Last week, I had the good fortune to interview newly sworn in Speaker of the House John Boehner in his new office. The interview was for the U.S. Chamber’s monthly member magazine Free Enterprise and will be the cover story of our February issue.  Speaker Boehner was a great host and eagerly discussed many issues important to the Chamber’s members, such as the high cost-both in premiums and in jobs-of the new health care law, the unintended consequences of the financial regulatory reform bill, and the likelihood of tax reform this year. When asked, the Speaker even told me what he’d love to be doing if he wasn’t one of the most powerful people in politics. Below are some outtakes from the interview, which can be read in full at www.uschambermagazine.com [7].

Free Enterprise: Before you were elected to Congress, you owned a small business. How did that experience shape the way you govern?

John Boehner: When I was running my business [Nucite Sales, a small sales business in the packaging and plastics industry], it was not just my own business; it was my customers’ and suppliers.’ Every day it was more government, more taxes, more regulation. That’s what eventually drove me to come here. I didn’t come here because I wanted to be a congressman. I came here because I wanted to do something. It really boils down to this–the more the government takes from the American people, the less they have to invest in themselves, their families, their communities, or their businesses. We all know the bigger the government gets, the smaller the people get.

FE: What policies will you push to spark small business growth and job creation?
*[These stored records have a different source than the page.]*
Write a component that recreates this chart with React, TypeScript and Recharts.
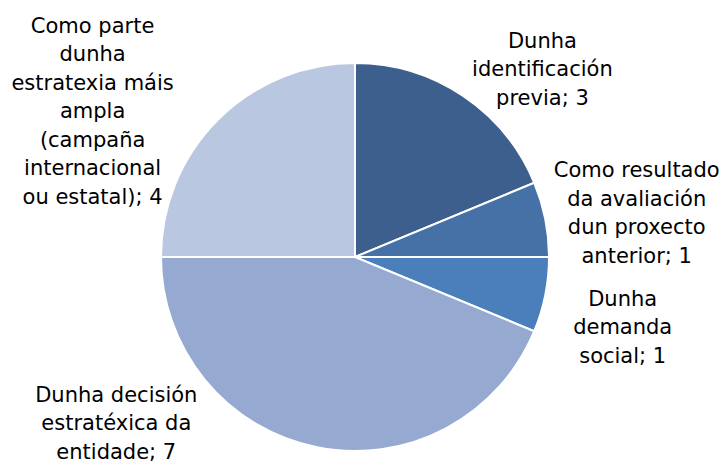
import React from "react";
import { PieChart, Pie, Cell } from "recharts";

const categories = [
  "Dunha identificación previa",
  "Como resultado da avaliación dun proxecto anterior",
  "Dunha demanda social",
  "Dunha decisión estratéxica da entidade",
  "Como parte dunha estratexia máis ampla (campaña internacional ou estatal)",
];
const values = [3, 1, 1, 7, 4];
const labelLines = [
  ["Dunha", "identificación", "previa; 3"],
  ["Como resultado", "da avaliación", "dun proxecto", "anterior; 1"],
  ["Dunha", "demanda", "social; 1"],
  ["Dunha decisión", "estratéxica da", "entidade; 7"],
  ["Como parte", "dunha", "estratexia máis", "ampla", "(campaña", "internacional", "ou estatal); 4"],
];

const colors = ["#3C5F8E", "#4571A6", "#4B7FBC", "#95A9D1", "#B9C7E1"];
const labelNudges = [
  [63, -2],
  [62, -1],
  [48, 26],
  [-195, -54],
  [-104, 12],
];

const data = categories.map((name, i) => ({ name, value: values[i] }));

const RAD = Math.PI / 180;
const LINE_H = 28.5;
const FONT = 21;

const renderLabel = (props: any) => {
  const { cx, cy, midAngle, outerRadius, index } = props;
  const r = outerRadius + 30;
  const ax = cx + r * Math.cos(-midAngle * RAD);
  const ay = cy + r * Math.sin(-midAngle * RAD);
  const [nx, ny] = labelNudges[index];
  const x = ax + nx;
  const y = ay + ny;
  const lines = labelLines[index];
  const y0 = y - ((lines.length - 1) * LINE_H) / 2 + FONT * 0.36;
  return (
    <text
      key={"lbl" + index}
      x={x}
      y={y0}
      textAnchor="middle"
      fontFamily="'DejaVu Sans', sans-serif"
      fontSize={FONT}
      fill="#000"
    >
      {lines.map((l, i) => (
        <tspan key={i} x={x} y={y0 + i * LINE_H}>
          {l}
        </tspan>
      ))}
    </text>
  );
};

export default function App() {
  return (
    <div style={{ position: "absolute", left: 0, top: 0, width: 724, height: 463, background: "#fff" }}>
      <PieChart width={724} height={463} margin={{ top: 0, right: 0, bottom: 0, left: 0 }}>
        <Pie
          data={data}
          dataKey="value"
          nameKey="name"
          cx={355}
          cy={257}
          outerRadius={194}
          startAngle={90}
          endAngle={-270}
          stroke="#ffffff"
          strokeWidth={2}
          label={renderLabel}
          labelLine={false}
          isAnimationActive={false}
        >
          {data.map((d, i) => (
            <Cell key={d.name} fill={colors[i]} />
          ))}
        </Pie>
      </PieChart>
    </div>
  );
}
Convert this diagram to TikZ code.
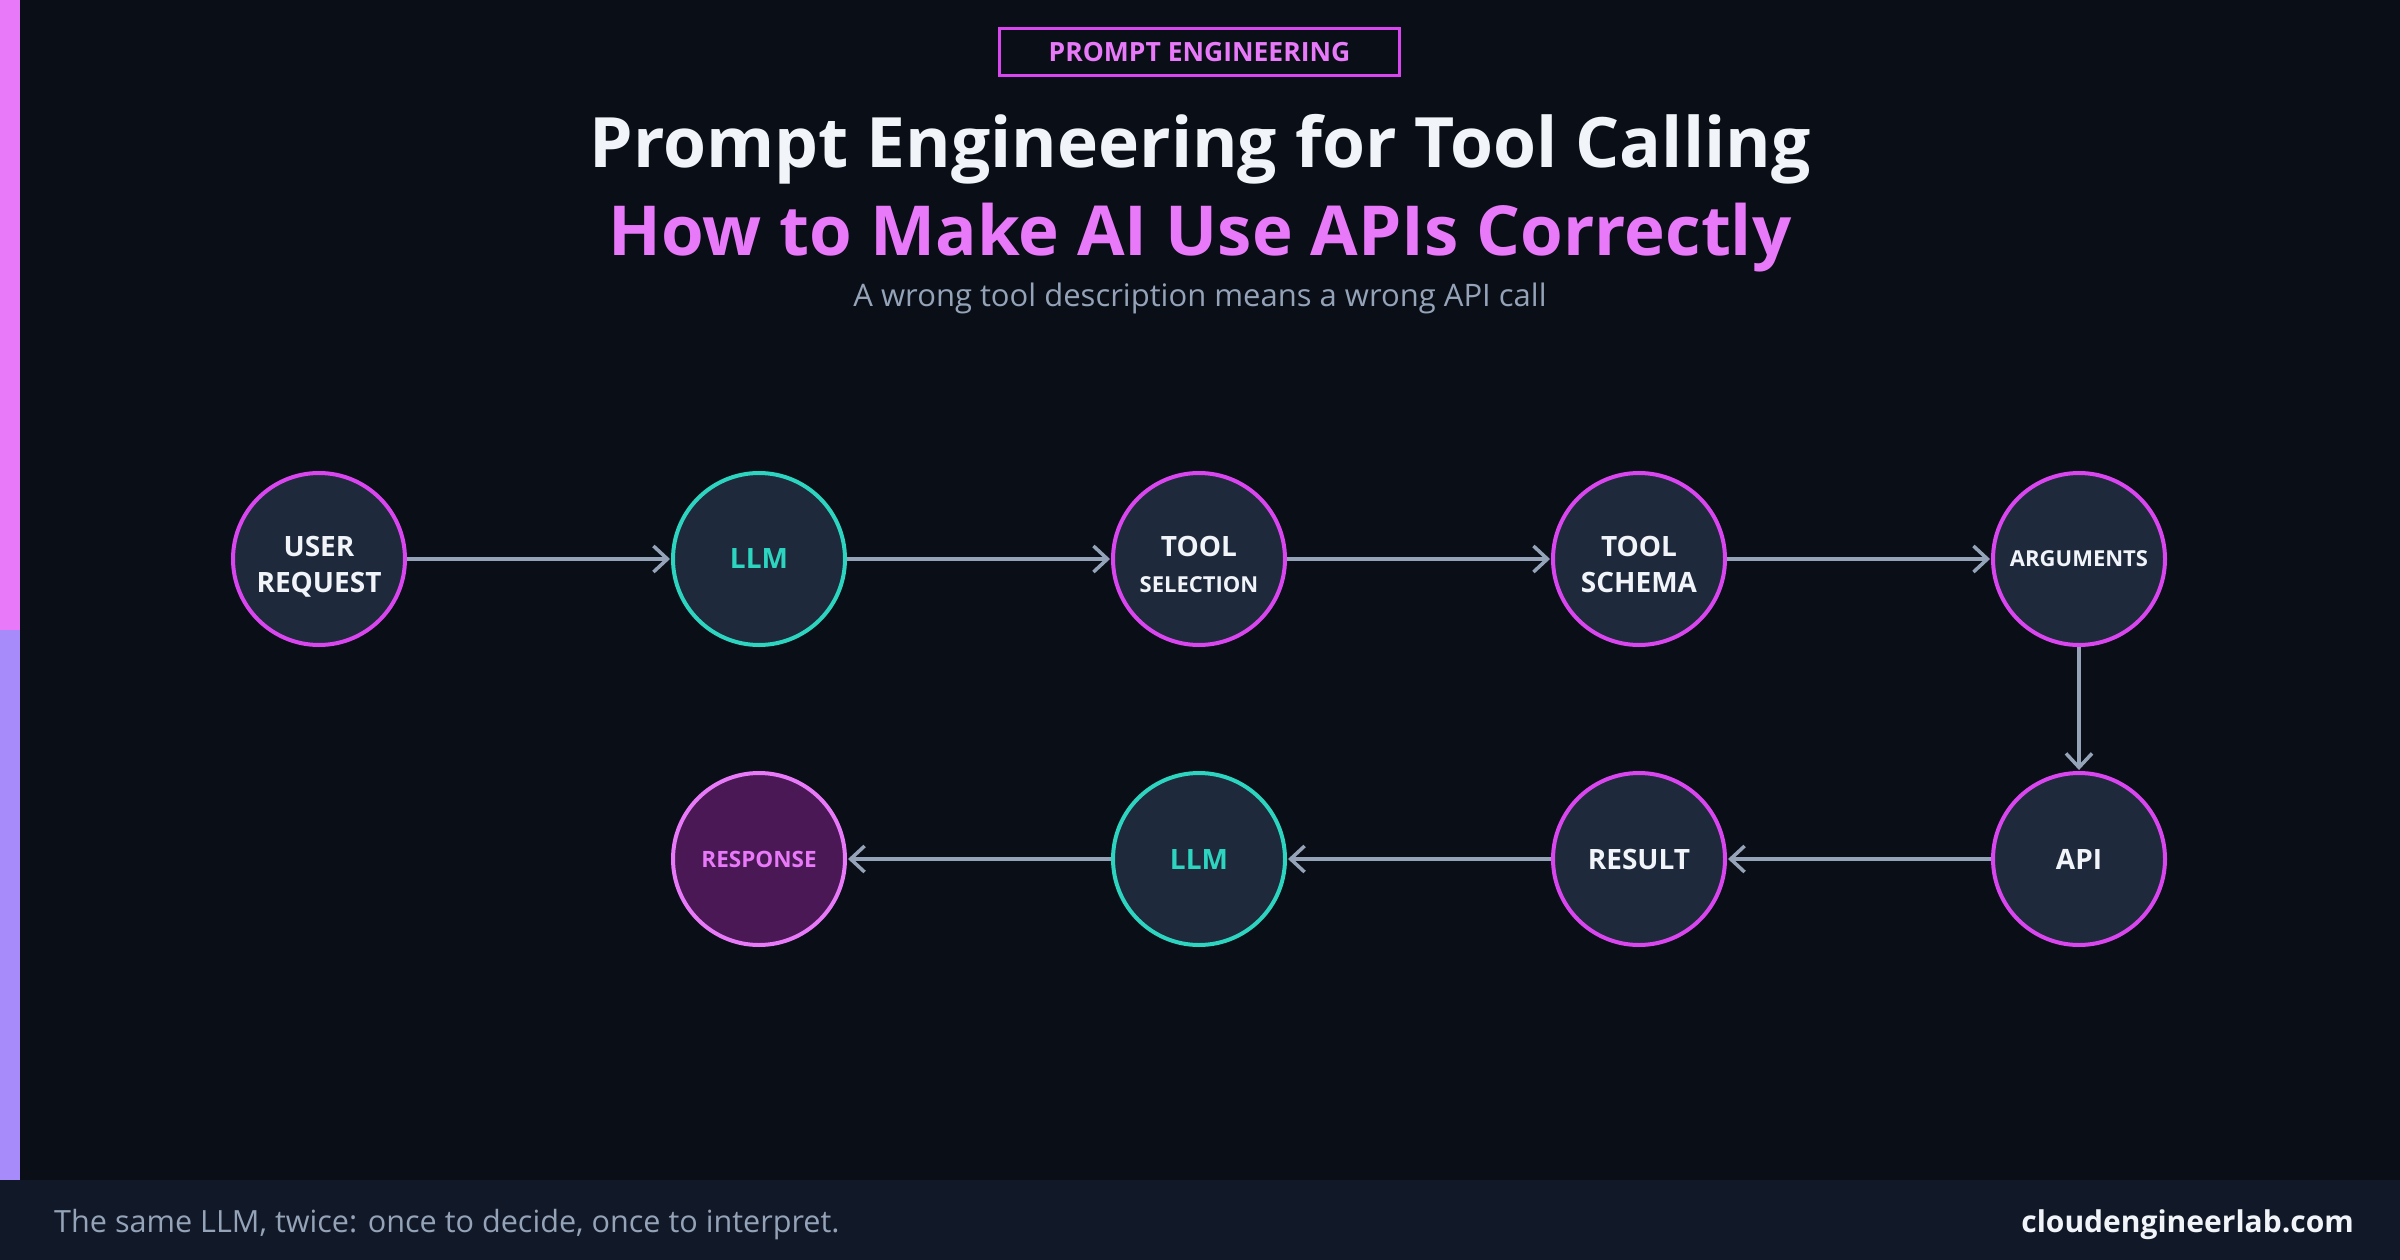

JB: Well there are two important issues that we have to deal with. The first is stopping the massive spending spree in Washington, which imperils our future. The second is to get the economy going again. If you want employers to invest in their businesses and in the economy, you’ve got to take away the uncertainty. At the top of that list of uncertainty is Obamacare. It is a job killer because it creates a lot of uncertainty and clearly a lot of additional costs to employers. You’ll see the House move next week to repeal Obamacare. You’ll see us move in the coming months to replace it with commonsense reforms that bring down the cost of health care.

FE: If you weren’t Speaker of the House, or a member of Congress, what would you be doing?

JB: I thought about that the other day. If I hadn’t come here and done this, what would I be doing? Would I still be running my business? My business would have had to go through several iterations to still be in business, so I don’t really know what I would have been doing. I got some advice once from someone who said, ‘Put a legal pad in your desk drawer, and every time you get some crazy idea about what you’ll do after you leave here, write it down.’ And so I’ve done it over 20 years, and I’ve got a page full of really bizarre ideas. It’s an exercise in pushing the blinders back and thinking outside the box.

FE: What’s the craziest thing on the list?

JB: Being commissioner of the PGA Tour.